Dilution refrigerators are the indispensable workhorses that cool superconducting quantum chips to near absolute zero, providing the ultra-stable, noise-suppressed environment those chips need to function. As qubit counts climb from dozens into the hundreds and toward the thousands, refrigerators face a triple challenge: they must deliver far more cooling power, accommodate denser bundles of cryogenic cabling and signal amplifiers, and do it all without ballooning in complexity.
Most commercial single-core dilution refrigerators on the international market today deliver between 400 and 800 microwatts of cooling power at 100 millikelvin — a range that already falls short for the next generation of thousand-qubit machines. The standard industry workaround is to wire two or more cores in parallel, but that multiplies system complexity and introduces long-term reliability risks.
The ez-Q F1500 takes a different path. A single core alone delivers 1,700 microwatts at 100 mK and 48 microwatts at 20 mK, with a base temperature reaching approximately 5.42 mK. Those figures place the device squarely among the best single-core systems available globally. The breakthrough builds on a 2025 proof-of-concept from the CAS institute, which demonstrated 40 microwatts at 20 mK, before QuantumCTek pushed the design through two years of focused engineering.
According to Li Xu, the technical lead at the Anhui Quantum Information Engineering Technology Research Center, the team concentrated on three core problems: insufficient total cooling budget, uneven cold-power distribution, and cramped internal volume for cabling and peripherals. The resulting system runs on a fully self-controlled hardware and software stack — the pulse-tube cryocooler, temperature controllers, and ultra-low-temperature thermometers are all produced domestically, eliminating reliance on foreign suppliers.

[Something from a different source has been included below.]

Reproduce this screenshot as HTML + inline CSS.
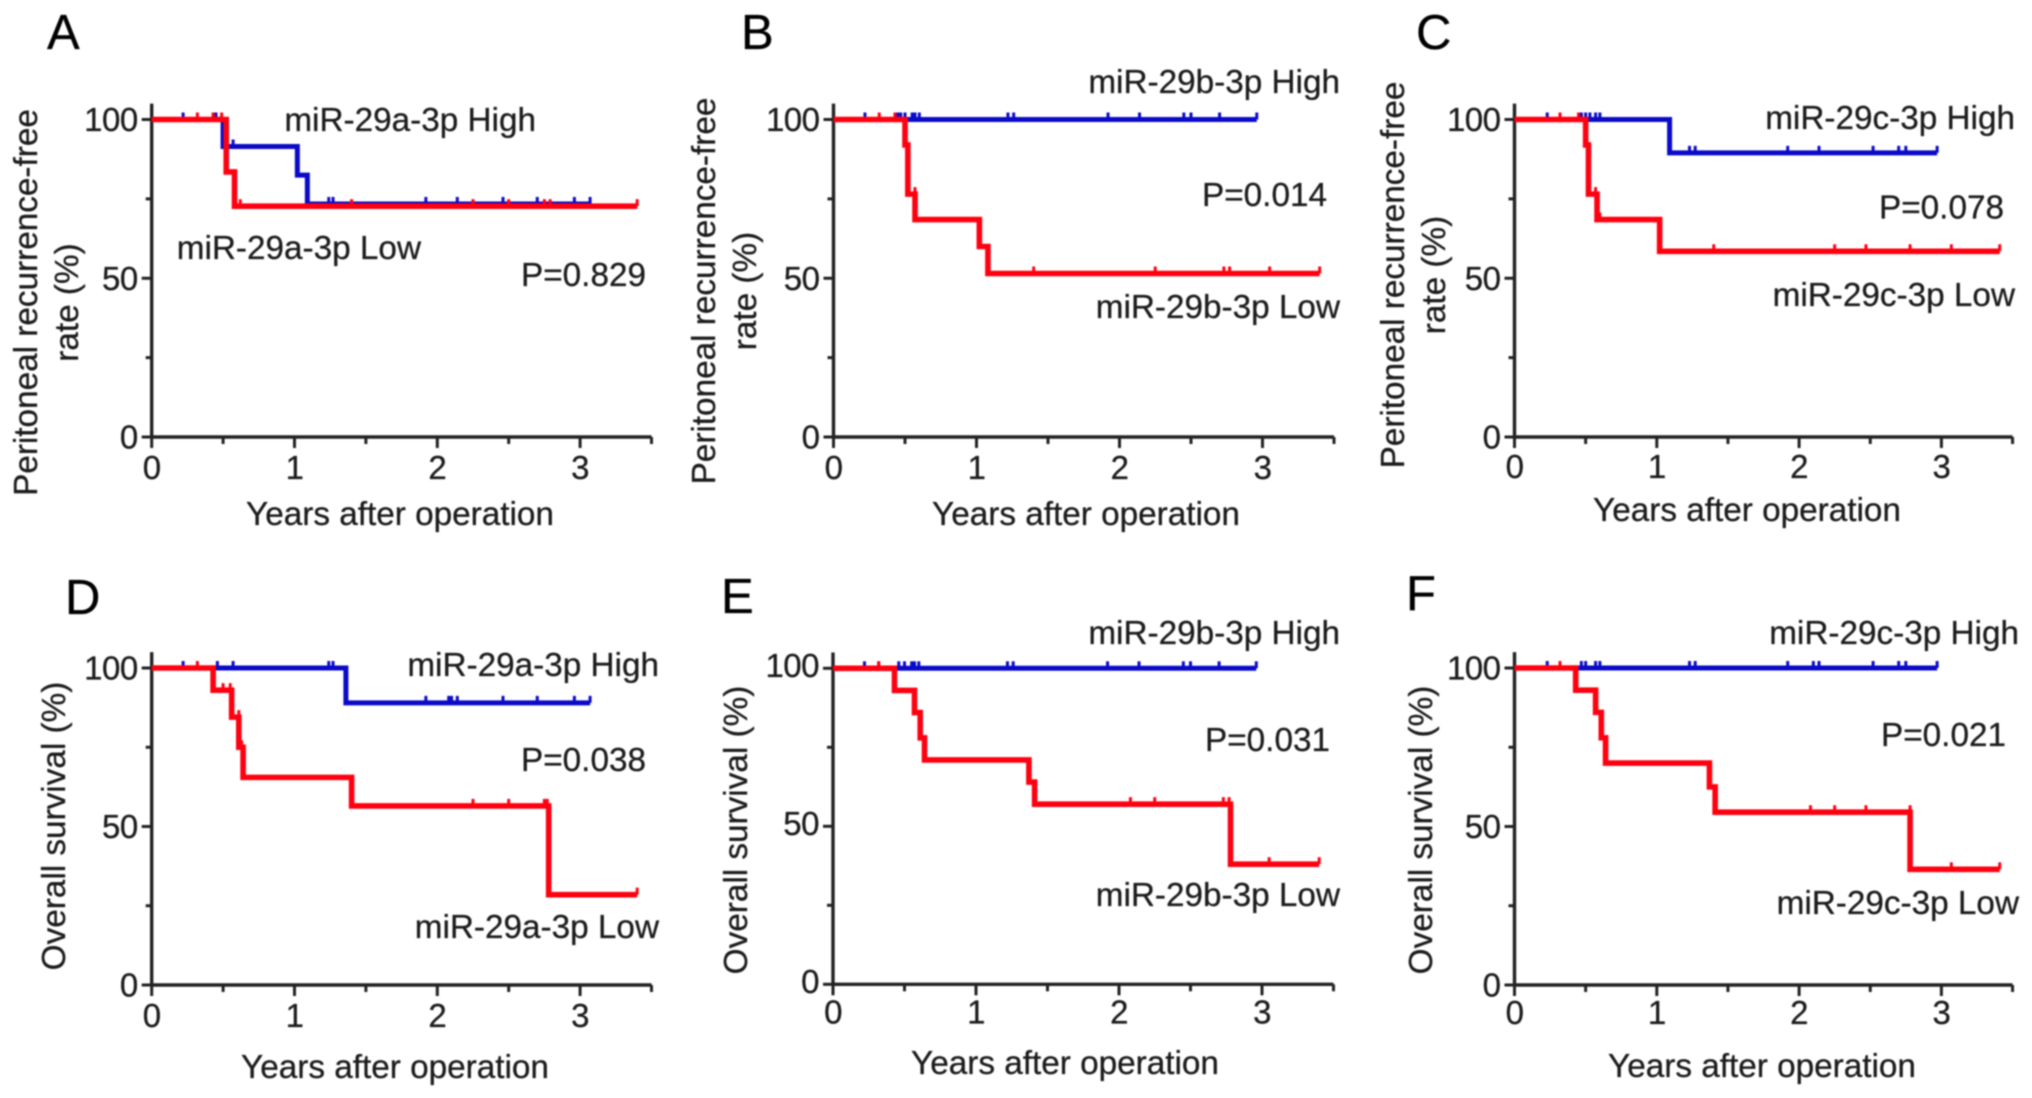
<!DOCTYPE html>
<html lang="en">
<head>
<meta charset="utf-8">
<title>Kaplan-Meier curves for miR-29 expression</title>
<style>
  html, body { margin: 0; padding: 0; background: #fff; }
  #figure { display: block; width: 2032px; height: 1098px; filter: blur(0.8px); }
  text { font-family: "Liberation Sans", Arial, sans-serif; font-size: 33.3px; fill: #1c1c1c; stroke: #1c1c1c; stroke-width: 0.3px; }
  .panel-letter { font-size: 49px; fill: #000; stroke: #000; }
  .tick-num { font-size: 33px; letter-spacing: -0.5px; }
</style>
</head>
<body>
<svg id="figure" xmlns="http://www.w3.org/2000/svg" width="2032" height="1098" viewBox="0 0 2032 1098">
  <rect x="0" y="0" width="2032" height="1098" fill="#fff"/>

  <text class="panel-letter" x="47" y="49">A</text>
  <text class="panel-letter" x="741" y="49">B</text>
  <text class="panel-letter" x="1416" y="49">C</text>
  <text class="panel-letter" x="65" y="614">D</text>
  <text class="panel-letter" x="721" y="613">E</text>
  <text class="panel-letter" x="1406" y="610">F</text>

  <text transform="translate(37 302.5) rotate(-90)" text-anchor="middle">Peritoneal recurrence-free</text>
  <text transform="translate(78 302.5) rotate(-90)" text-anchor="middle">rate (%)</text>
  <text transform="translate(715 291) rotate(-90)" text-anchor="middle">Peritoneal recurrence-free</text>
  <text transform="translate(756 291) rotate(-90)" text-anchor="middle">rate (%)</text>
  <text transform="translate(1404 275) rotate(-90)" text-anchor="middle">Peritoneal recurrence-free</text>
  <text transform="translate(1445 275) rotate(-90)" text-anchor="middle">rate (%)</text>
  <text transform="translate(65 826) rotate(-90)" text-anchor="middle">Overall survival (%)</text>
  <text transform="translate(747 830) rotate(-90)" text-anchor="middle">Overall survival (%)</text>
  <text transform="translate(1432 830) rotate(-90)" text-anchor="middle">Overall survival (%)</text>

  <text x="400" y="525" text-anchor="middle">Years after operation</text>
  <text x="1086" y="525" text-anchor="middle">Years after operation</text>
  <text x="1747" y="521" text-anchor="middle">Years after operation</text>
  <text x="395" y="1078" text-anchor="middle">Years after operation</text>
  <text x="1065" y="1074" text-anchor="middle">Years after operation</text>
  <text x="1762" y="1077" text-anchor="middle">Years after operation</text>

  <text x="536" y="131" text-anchor="end">miR-29a-3p High</text>
  <text x="421" y="259" text-anchor="end">miR-29a-3p Low</text>
  <text x="646" y="286" text-anchor="end">P=0.829</text>
  <text x="1340" y="93" text-anchor="end">miR-29b-3p High</text>
  <text x="1340" y="318" text-anchor="end">miR-29b-3p Low</text>
  <text x="1327" y="206" text-anchor="end">P=0.014</text>
  <text x="2015" y="129" text-anchor="end">miR-29c-3p High</text>
  <text x="2015" y="306" text-anchor="end">miR-29c-3p Low</text>
  <text x="2004" y="218.5" text-anchor="end">P=0.078</text>
  <text x="659" y="676" text-anchor="end">miR-29a-3p High</text>
  <text x="659" y="938" text-anchor="end">miR-29a-3p Low</text>
  <text x="646" y="771" text-anchor="end">P=0.038</text>
  <text x="1340" y="644" text-anchor="end">miR-29b-3p High</text>
  <text x="1340" y="906" text-anchor="end">miR-29b-3p Low</text>
  <text x="1330" y="751" text-anchor="end">P=0.031</text>
  <text x="2019" y="644" text-anchor="end">miR-29c-3p High</text>
  <text x="2019" y="914" text-anchor="end">miR-29c-3p Low</text>
  <text x="2006" y="746" text-anchor="end">P=0.021</text>
</svg>

<script>
// Shared axis ticks
const xTickLabels = [0, 1, 2, 3];
const xMinorTicks = [0.5, 1.5, 2.5, 3.5];
const yTickLabels = [0, 50, 100];
const yMinorTicks = [25, 75];

// Panel A
const aHighTimes = [0.5, 1.02, 1.09, 3.07];
const aHighRates = [100, 91.5, 82.5, 73.4];
const aHighCensors = [0.22, 0.45, 0.57, 1.24, 1.27, 1.92, 2.14, 2.46, 2.7, 2.96, 3.07];
const aLowTimes = [0.522, 0.58, 3.4];
const aLowRates = [100, 83.5, 72.7];
const aLowCensors = [0.32, 0.43, 0.49, 0.62, 1.4, 2.25, 2.5, 2.75, 2.79, 3.4];

// Panel B
const bHighTimes = [2.96];
const bHighRates = [100];
const bHighCensors = [0.22, 0.45, 0.47, 0.5, 0.55, 0.57, 0.6, 1.22, 1.26, 1.92, 2.14, 2.45, 2.5, 2.7, 2.96];
const bLowTimes = [0.5, 0.52, 0.57, 1.02, 1.08, 3.4];
const bLowRates = [100, 92, 76.5, 68.5, 60, 51.5];
const bLowCensors = [0.32, 0.43, 0.57, 1.4, 2.25, 2.73, 2.77, 3.05, 3.4];

// Panel C
const cHighTimes = [1.09, 2.97];
const cHighRates = [100, 89.5];
const cHighCensors = [0.23, 0.47, 0.5, 0.53, 0.57, 0.6, 1.23, 1.27, 1.92, 2.14, 2.52, 2.7, 2.75, 2.97];
const cLowTimes = [0.5, 0.52, 0.58, 1.02, 3.41];
const cLowRates = [100, 92, 76.5, 68.5, 58.5];
const cLowCensors = [0.32, 0.45, 0.57, 0.6, 1.4, 2.25, 2.47, 2.78, 3.07, 3.41];

// Panel D
const dHighTimes = [1.36, 3.07];
const dHighRates = [100, 89];
const dHighCensors = [0.22, 0.46, 0.57, 1.24, 1.27, 1.92, 2.08, 2.1, 2.14, 2.46, 2.7, 2.96, 3.07];
const dLowTimes = [0.43, 0.56, 0.61, 0.64, 1.4, 2.78, 3.4];
const dLowRates = [100, 93, 84.5, 75, 65.5, 56.5, 28.5];
const dLowCensors = [0.32, 0.5, 0.55, 0.61, 0.63, 2.25, 2.5, 2.75, 2.77, 3.4];

// Panel E
const eHighTimes = [2.96];
const eHighRates = [100];
const eHighCensors = [0.22, 0.32, 0.46, 0.5, 0.55, 0.57, 0.6, 1.22, 1.26, 1.92, 2.14, 2.45, 2.5, 2.7, 2.96];
const eLowTimes = [0.43, 0.57, 0.61, 0.64, 1.37, 1.41, 2.78, 3.4];
const eLowRates = [100, 93, 86, 78, 71, 64, 57, 38];
const eLowCensors = [0.32, 2.08, 2.25, 2.73, 2.77, 3.05, 3.4];

// Panel F
const fHighTimes = [2.97];
const fHighRates = [100];
const fHighCensors = [0.23, 0.47, 0.5, 0.57, 0.6, 1.23, 1.27, 1.92, 2.1, 2.14, 2.52, 2.7, 2.75, 2.97];
const fLowTimes = [0.43, 0.57, 0.61, 0.64, 1.37, 1.41, 2.78, 3.41];
const fLowRates = [100, 93, 86, 78, 70, 62.5, 54.5, 36.5];
const fLowCensors = [0.32, 2.08, 2.25, 2.47, 2.78, 3.07, 3.41];

const svg = document.getElementById('figure');
const NS = 'http://www.w3.org/2000/svg';

function make(tag, parent, props) {
  const node = document.createElementNS(NS, tag);
  for (const key in props) node.setAttribute(key, props[key]);
  parent.appendChild(node);
  return node;
}

function stepPath(times, rates, sx, sy) {
  let d = 'M' + sx(0) + ' ' + sy(rates[0]);
  times.forEach(function (t, i) {
    d += ' L' + sx(t) + ' ' + sy(rates[i]);
    if (i + 1 < rates.length) d += ' L' + sx(t) + ' ' + sy(rates[i + 1]);
  });
  return d;
}

function rateAt(t, times, rates) {
  for (let i = 0; i < times.length; i++) {
    if (t <= times[i]) return rates[i];
  }
  return rates[rates.length - 1];
}

function drawSeries(group, key, times, rates, censors, color, width, sx, sy) {
  censors.forEach(function (t) {
    const r = rateAt(t, times, rates);
    const mark = make('line', group, {
      x1: sx(t), x2: sx(t), y1: sy(r), y2: sy(r) - 7,
      stroke: color, 'stroke-width': 3
    });
    
    
  });
  const line = make('path', group, {
    d: stepPath(times, rates, sx, sy),
    fill: 'none', stroke: color, 'stroke-width': width,
    'stroke-linejoin': 'miter', 'stroke-linecap': 'butt'
  });
  
  
}

function drawPanel(id, x0, y100, y0, step, xLabelDy, yLabelDy, high, low) {
  const sx = function (t) { return x0 + t * step; };
  const sy = function (r) { return y0 + (y100 - y0) * r / 100; };
  const group = make('g', svg, {});
  
  

  xTickLabels.forEach(function (t) {
    const tick = make('line', group, { x1: sx(t), x2: sx(t), y1: y0, y2: y0 + 11, stroke: '#222', 'stroke-width': 3 });
    
    
    const label = make('text', group, { x: sx(t), y: y0 + xLabelDy, 'text-anchor': 'middle', class: 'tick-num' });
    
    
    label.textContent = t;
  });
  xMinorTicks.forEach(function (t) {
    const tick = make('line', group, { x1: sx(t), x2: sx(t), y1: y0, y2: y0 + 7, stroke: '#222', 'stroke-width': 3 });
    
    
  });
  yTickLabels.forEach(function (r) {
    const tick = make('line', group, { x1: x0 - 10, x2: x0, y1: sy(r), y2: sy(r), stroke: '#222', 'stroke-width': 3 });
    
    
    const label = make('text', group, { x: x0 - 14, y: sy(r) + yLabelDy, 'text-anchor': 'end', class: 'tick-num' });
    
    
    label.textContent = r;
  });
  yMinorTicks.forEach(function (r) {
    const tick = make('line', group, { x1: x0 - 6, x2: x0, y1: sy(r), y2: sy(r), stroke: '#222', 'stroke-width': 3 });
    
    
  });

  const yAxis = make('line', group, { x1: x0, x2: x0, y1: sy(105), y2: y0 + 1.5, stroke: '#222', 'stroke-width': 3.4 });
  
  
  const xAxis = make('line', group, { x1: x0, x2: sx(3.5), y1: y0, y2: y0, stroke: '#222', 'stroke-width': 3.4 });
  
  

  drawSeries(group, 'high', high[0], high[1], high[2], '#0a0ac8', 5, sx, sy);
  drawSeries(group, 'low', low[0], low[1], low[2], '#ff0010', 5.6, sx, sy);
}

drawPanel('a', 151.7, 119.5, 437, 142.8, 42, 11.5, [aHighTimes, aHighRates, aHighCensors], [aLowTimes, aLowRates, aLowCensors]);
drawPanel('b', 833.5, 119.5, 437, 143, 42, 11.5, [bHighTimes, bHighRates, bHighCensors], [bLowTimes, bLowRates, bLowCensors]);
drawPanel('c', 1514.5, 119.5, 437, 142.3, 41, 11.5, [cHighTimes, cHighRates, cHighCensors], [cLowTimes, cLowRates, cLowCensors]);
drawPanel('d', 151.7, 668, 985, 142.8, 42, 11.5, [dHighTimes, dHighRates, dHighCensors], [dLowTimes, dLowRates, dLowCensors]);
drawPanel('e', 833, 668.3, 984.3, 143, 39, 8.5, [eHighTimes, eHighRates, eHighCensors], [eLowTimes, eLowRates, eLowCensors]);
drawPanel('f', 1514.5, 668, 985, 142.3, 39, 11.5, [fHighTimes, fHighRates, fHighCensors], [fLowTimes, fLowRates, fLowCensors]);
</script>
</body>
</html>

QuantumCTek plans to begin shipping the ez-Q F1500 to users in the second half of this year. With a single-core architecture that sidesteps the complexity of parallel setups, the refrigerator could meaningfully simplify the design of future thousand-qubit error-correctable superconducting quantum computers — and give China a homegrown pillar in a supply chain long dominated by a handful of overseas vendors.